Revellers in the English university city of Oxford took part in the annual May Morning festival on Monday - an event famous for its centuries-old cultural traditions, as well as some rowdier modern ones.
The festival features traditional music and dancing and frequently attracts crowds in the tens of thousands.
"It's the tradition. My dad came here when he was young and now I'm a student I can go too," Constance Holstead, a 21-year-old from West Yorkshire who studies at Oxford told Reuters.
"But it does feel a bit busier and more choreographed than when I was much younger."
The ceremony that begins the festival, featuring the choir from Magdalen College performing "Hymnus Eucharisticus" goes back some 500 years, the college says.
Following the performance, which sees choristers sing from atop a church tower, bells ring out across the city of for 20 minutes and then festivities, including traditional Morris dancing, begin across the city.

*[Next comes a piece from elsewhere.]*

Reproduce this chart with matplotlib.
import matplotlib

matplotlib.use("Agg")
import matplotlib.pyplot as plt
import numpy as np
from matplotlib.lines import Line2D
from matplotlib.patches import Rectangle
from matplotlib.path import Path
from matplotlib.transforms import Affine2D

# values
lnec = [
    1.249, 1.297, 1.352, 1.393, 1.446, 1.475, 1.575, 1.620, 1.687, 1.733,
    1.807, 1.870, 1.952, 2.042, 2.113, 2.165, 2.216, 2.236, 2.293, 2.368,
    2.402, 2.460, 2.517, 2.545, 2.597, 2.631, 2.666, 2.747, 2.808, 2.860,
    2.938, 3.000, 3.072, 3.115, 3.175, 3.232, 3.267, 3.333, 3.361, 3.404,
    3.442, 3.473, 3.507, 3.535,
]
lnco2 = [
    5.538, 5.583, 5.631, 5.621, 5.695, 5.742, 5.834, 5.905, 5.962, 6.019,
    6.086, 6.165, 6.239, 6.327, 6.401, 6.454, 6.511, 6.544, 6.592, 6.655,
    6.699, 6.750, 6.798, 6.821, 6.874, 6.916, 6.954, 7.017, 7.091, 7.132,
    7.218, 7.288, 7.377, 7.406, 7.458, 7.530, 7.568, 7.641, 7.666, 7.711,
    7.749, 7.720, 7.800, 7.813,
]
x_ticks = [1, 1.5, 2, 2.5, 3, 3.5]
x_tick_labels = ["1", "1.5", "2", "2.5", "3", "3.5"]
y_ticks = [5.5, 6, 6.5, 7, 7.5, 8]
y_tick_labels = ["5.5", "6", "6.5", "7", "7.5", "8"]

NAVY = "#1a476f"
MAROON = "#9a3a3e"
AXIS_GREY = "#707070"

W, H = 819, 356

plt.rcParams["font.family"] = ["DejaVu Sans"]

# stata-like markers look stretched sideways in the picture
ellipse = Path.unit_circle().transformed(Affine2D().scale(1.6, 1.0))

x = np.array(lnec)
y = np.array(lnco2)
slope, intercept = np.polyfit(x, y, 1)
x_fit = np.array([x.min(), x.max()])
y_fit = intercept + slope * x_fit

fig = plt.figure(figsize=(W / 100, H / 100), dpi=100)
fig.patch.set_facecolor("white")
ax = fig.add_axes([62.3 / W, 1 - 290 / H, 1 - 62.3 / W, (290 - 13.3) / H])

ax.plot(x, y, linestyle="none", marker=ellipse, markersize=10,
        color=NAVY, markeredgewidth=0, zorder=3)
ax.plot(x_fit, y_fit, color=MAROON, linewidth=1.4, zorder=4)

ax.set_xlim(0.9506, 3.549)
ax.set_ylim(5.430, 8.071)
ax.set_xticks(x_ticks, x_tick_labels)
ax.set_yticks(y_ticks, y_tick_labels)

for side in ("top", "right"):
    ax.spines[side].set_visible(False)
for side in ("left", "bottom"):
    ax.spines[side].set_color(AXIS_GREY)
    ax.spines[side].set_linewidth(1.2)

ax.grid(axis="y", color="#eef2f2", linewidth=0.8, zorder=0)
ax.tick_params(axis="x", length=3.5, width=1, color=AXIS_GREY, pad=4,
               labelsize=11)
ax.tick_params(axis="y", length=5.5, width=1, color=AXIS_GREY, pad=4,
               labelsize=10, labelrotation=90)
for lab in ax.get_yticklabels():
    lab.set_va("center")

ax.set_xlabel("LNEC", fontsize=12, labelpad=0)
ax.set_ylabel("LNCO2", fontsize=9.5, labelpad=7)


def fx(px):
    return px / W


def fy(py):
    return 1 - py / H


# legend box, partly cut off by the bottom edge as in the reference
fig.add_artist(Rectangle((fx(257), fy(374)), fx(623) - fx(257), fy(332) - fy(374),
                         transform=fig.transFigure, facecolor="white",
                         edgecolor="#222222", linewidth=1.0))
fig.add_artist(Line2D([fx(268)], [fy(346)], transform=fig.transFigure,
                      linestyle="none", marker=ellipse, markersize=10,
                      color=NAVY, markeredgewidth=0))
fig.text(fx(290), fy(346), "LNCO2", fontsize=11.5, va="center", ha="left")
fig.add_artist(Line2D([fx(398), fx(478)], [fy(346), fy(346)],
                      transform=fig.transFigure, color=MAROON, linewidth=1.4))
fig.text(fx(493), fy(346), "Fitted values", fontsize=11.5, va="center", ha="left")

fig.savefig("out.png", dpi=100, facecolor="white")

The event has attracted unwelcome attention in recent decades, as revellers, often fuelled by alcohol, pushed to take part in a comparatively new tradition of leaping into the Cherwell river from the city's Magdalen Bridge.

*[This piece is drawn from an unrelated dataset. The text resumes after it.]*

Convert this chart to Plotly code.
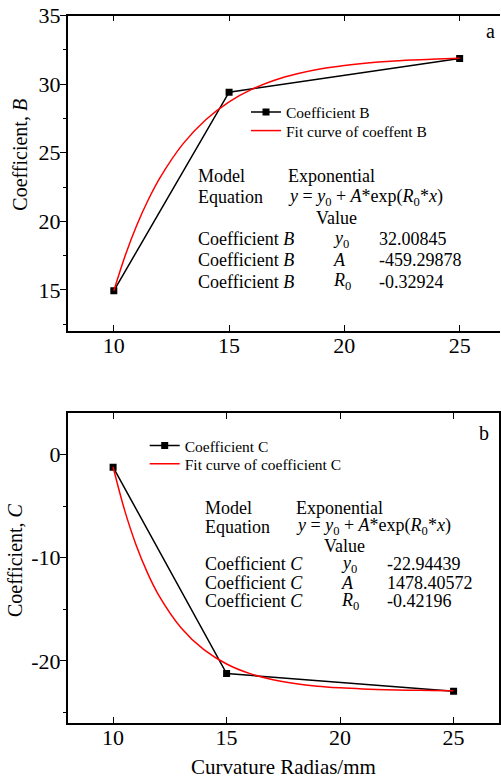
import plotly.graph_objects as go

# ---------------- data ----------------
radius = [10, 15, 25]
coef_b = [14.93, 29.42, 31.87]
coef_c = [-1.22, -21.23, -22.94]

fit_x = [10, 10.5, 11, 11.5, 12, 13, 14, 15, 16, 17, 18, 19, 20, 21, 22, 23, 24, 25]
fit_b = [14.93, 17.53, 19.73, 21.59, 23.17, 25.65, 27.43, 28.72, 29.64, 30.31,
         30.78, 31.13, 31.37, 31.55, 31.68, 31.77, 31.84, 31.89]
fit_c = [-1.21, -5.34, -8.69, -11.40, -13.60, -16.81, -18.92, -20.31, -21.22, -21.81,
         -22.20, -22.46, -22.62, -22.73, -22.81, -22.85, -22.88, -22.91]

x_ticks = [10, 15, 20, 25]
b_ticks = [15, 20, 25, 30, 35]
c_ticks = [-20, -10, 0]
c_ticktext = ["-20", "-10", "0"]

b_params = ["32.00845", "-459.29878", "-0.32924"]
c_params = ["-22.94439", "1478.40572", "-0.42196"]
param_names = ["<i>y</i><sub>0</sub>", "<i>A</i>", "<i>R</i><sub>0</sub>"]
equation = "<i>y</i> = <i>y</i><sub>0</sub> + <i>A</i>*exp(<i>R</i><sub>0</sub>*<i>x</i>)"

W, H = 501, 780
FONT = "Liberation Serif, Times New Roman, serif"


def px(x):
    return x / W


def py(y):
    return 1 - y / H


fig = go.Figure()

# top panel
fig.add_trace(go.Scatter(x=radius, y=coef_b, mode="lines+markers", name="Coefficient B",
                         line=dict(color="black", width=1.5),
                         marker=dict(symbol="square", size=7, color="black"),
                         xaxis="x", yaxis="y", legend="legend"))
fig.add_trace(go.Scatter(x=fit_x, y=fit_b, mode="lines", name="Fit curve of coeffent B",
                         line=dict(color="red", width=1.5, shape="spline"),
                         xaxis="x", yaxis="y", legend="legend2"))
# bottom panel
fig.add_trace(go.Scatter(x=radius, y=coef_c, mode="lines+markers", name="Coefficient C",
                         line=dict(color="black", width=1.5),
                         marker=dict(symbol="square", size=7, color="black"),
                         xaxis="x2", yaxis="y2", legend="legend3"))
fig.add_trace(go.Scatter(x=fit_x, y=fit_c, mode="lines", name="Fit curve of coefficient C",
                         line=dict(color="red", width=1.5, shape="spline"),
                         xaxis="x2", yaxis="y2", legend="legend4"))

tickfont = dict(family=FONT, size=22, color="black")

xcommon = dict(showgrid=False, zeroline=False, showline=True, linecolor="black", linewidth=1.5,
               mirror="ticks", ticks="inside", ticklen=6, tickwidth=1, tickcolor="black",
               tickvals=x_ticks, tickfont=tickfont, automargin=False, ticklabelstandoff=-6)
ycommon = dict(showgrid=False, zeroline=False, showline=True, linecolor="black", linewidth=1.5,
               mirror=True, ticks="outside", ticklen=6, tickwidth=1, tickcolor="black",
               tickfont=tickfont, automargin=False, ticklabelstandoff=-5,
               minor=dict(ticks="outside", ticklen=3, tickwidth=1, tickcolor="black"))


def leg(x, y):
    return dict(x=px(x), y=py(y), xanchor="left", yanchor="middle", bgcolor="rgba(0,0,0,0)",
                font=dict(family=FONT, size=15.5, color="black"), itemwidth=30)


fig.update_layout(
    width=W, height=H,
    margin=dict(l=0, r=0, t=0, b=0),
    paper_bgcolor="white", plot_bgcolor="white",
    font=dict(family=FONT, color="black"),
    showlegend=True,
    xaxis=dict(xcommon, domain=[px(67.7), px(500)], range=[8, 26.75], anchor="y"),
    yaxis=dict(ycommon, domain=[py(331), py(15.7)], range=[12, 35], tickvals=b_ticks,
               mirror=False,
               minor=dict(ycommon["minor"], dtick=2.5, tick0=0), anchor="x"),
    xaxis2=dict(xcommon, domain=[px(67.7), px(499)], range=[8, 27], anchor="y2"),
    yaxis2=dict(ycommon, domain=[py(722.7), py(413.3)], range=[-26, 4], tickvals=c_ticks,
                ticktext=c_ticktext,
                minor=dict(ycommon["minor"], dtick=5, tick0=0), anchor="x2"),
    legend=leg(246, 112.3),
    legend2=leg(246, 131),
    legend3=leg(144.7, 446),
    legend4=leg(144.7, 464.3),
)

ann = []


def text(x, y, s, size=18, xanchor="left", angle=0):
    ann.append(dict(x=px(x), y=py(y), xref="paper", yref="paper", text=s, showarrow=False,
                    xanchor=xanchor, yanchor="middle", textangle=angle,
                    font=dict(family=FONT, size=size, color="black")))


def table(cols, rows, coef, params):
    c1, c2, cv, cp, cn = cols
    text(c1, rows[0], "Model")
    text(c2, rows[0], "Exponential")
    text(c1, rows[1], "Equation")
    text(c2, rows[1], equation)
    text(cv, rows[2], "Value")
    for i in range(3):
        text(c1, rows[3 + i], "Coefficient <i>%s</i>" % coef)
        text(cp, rows[3 + i], param_names[i])
        text(cn, rows[3 + i], params[i])


table([195.7, 285.7, 314, 331.3, 377.3], [175.7, 197, 217.7, 239.3, 260.3, 281.7], "B", b_params)
table([203.3, 294, 322.3, 339, 385.3], [507.7, 526.7, 545.7, 564, 582.7, 601], "C", c_params)

text(490.7, 30.7, "a", size=20, xanchor="center")
text(484.3, 433.3, "b", size=20, xanchor="center")
text(20, 154.7, "Coefficient, <i>B</i>", size=20, xanchor="center", angle=-90)
text(15, 560, "Coefficient, <i>C</i>", size=20, xanchor="center", angle=-90)
text(283.3, 766.7, "Curvature Radias/mm", size=21, xanchor="center")

fig.update_layout(annotations=ann)
fig.write_html("out.html", config={"displayModeBar": False},
               post_script="document.body.style.margin='0px';")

After 40 people were injured jumping into the river in 2005, local authorities installed crash barriers and hired security guards to prevent people jumping from the bridge.
Despite the forced end of bridge-jumping, the event still maintains a party spirit.
Gemma Bryant, 20, an Oxford student from Bristol, told Reuters "I've been at a ball all night, and now I'm off to have my second breakfast, and then write an essay."